I remembered all the witty conversations, the constant exchange, the heart to hearts, the spectrum of feelings I felt when I thought I had you. I remembered the moments fondly, on how I would look up and thank Him for sending someone to hold me during those dark moments. I remembered how I felt comforted, of somehow feeling— free, even if it holds a paradox of its own. I remembered being held, of somehow being part of your world as you were in mine. I remembered the joy of lifting something heavy of your chest and the solace of finding someone that I could relate to.  I remembered how time used to be so still, despite the world collapsing itself in endless motion.

We were both in hand, submerged in our hopes. We got lost in transit of our fantasies and excited for what the future was going to hold.

But then, suddenly, everything went pitch black. Everything was tainted.

I remembered all the lies, all the false hopes, and the hurt. I remembered being vulnerable and open.. and how I ended up tainted in the end. I remembered the regrets, the sadness, the brief emptiness of time on how it all ended. I remembered all the internal debates and conflict of how I let myself be a part of the misery. I remembered the sleepless nights and infinite moments of getting lost in my trail of thoughts.

But then again, somehow a light managed to penetrate through. The clouds were swooped away and a ray of hope went straight into me. I embraced it. The veins in my body felt the light and it was able to find its way to heal.
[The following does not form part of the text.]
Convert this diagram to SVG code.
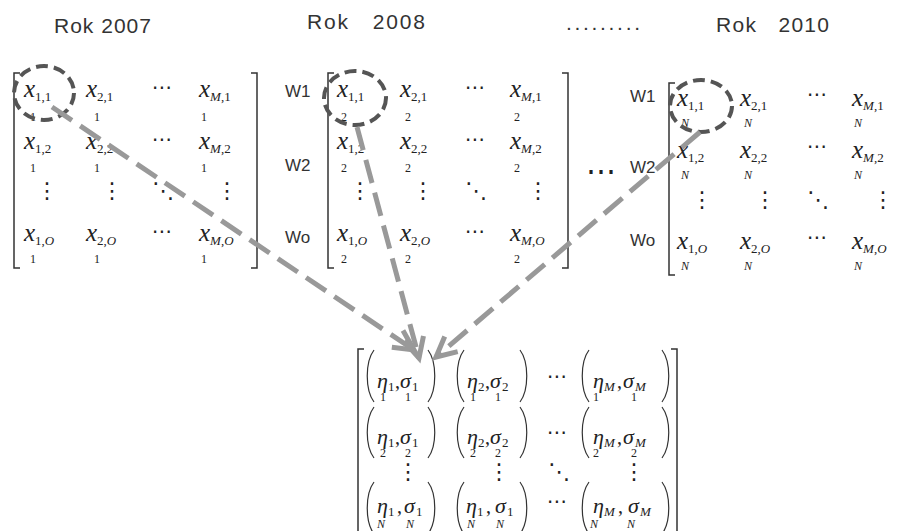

And so, I remembered the follies of men and how it ironically comforted me so. I remembered how the subject of being alone was a lie, and I wasn’t after all. I remembered being held so tightly by faith and how the void of my heart was heard. I remembered the joy of how everything started to turn out. I remembered the feeling of victory of conquering my fears and strengths. I remembered the feeling of happiness as life progressed on.

But most of all, I remembered the how I told myself that I was not alone after all. I remembered how I was still loved after all and that no other feeling in the world could tantamount to this great ineffable miracle I felt within me. I remembered the love that never failed and compared it to the previous so called “love” that was untrue. I remembered myself realizing that there could never be anything or anyone that could fill this void better than Him, who told me He will so. I remembered His grace and how He told me that He was the real love.

And so, I remembered Him whispering to me, in the silence of the night, that there is only one kind of real and true love and that is through Him.

He told me of love that is constant and clothed me in His own words of agape, as He brought me back home.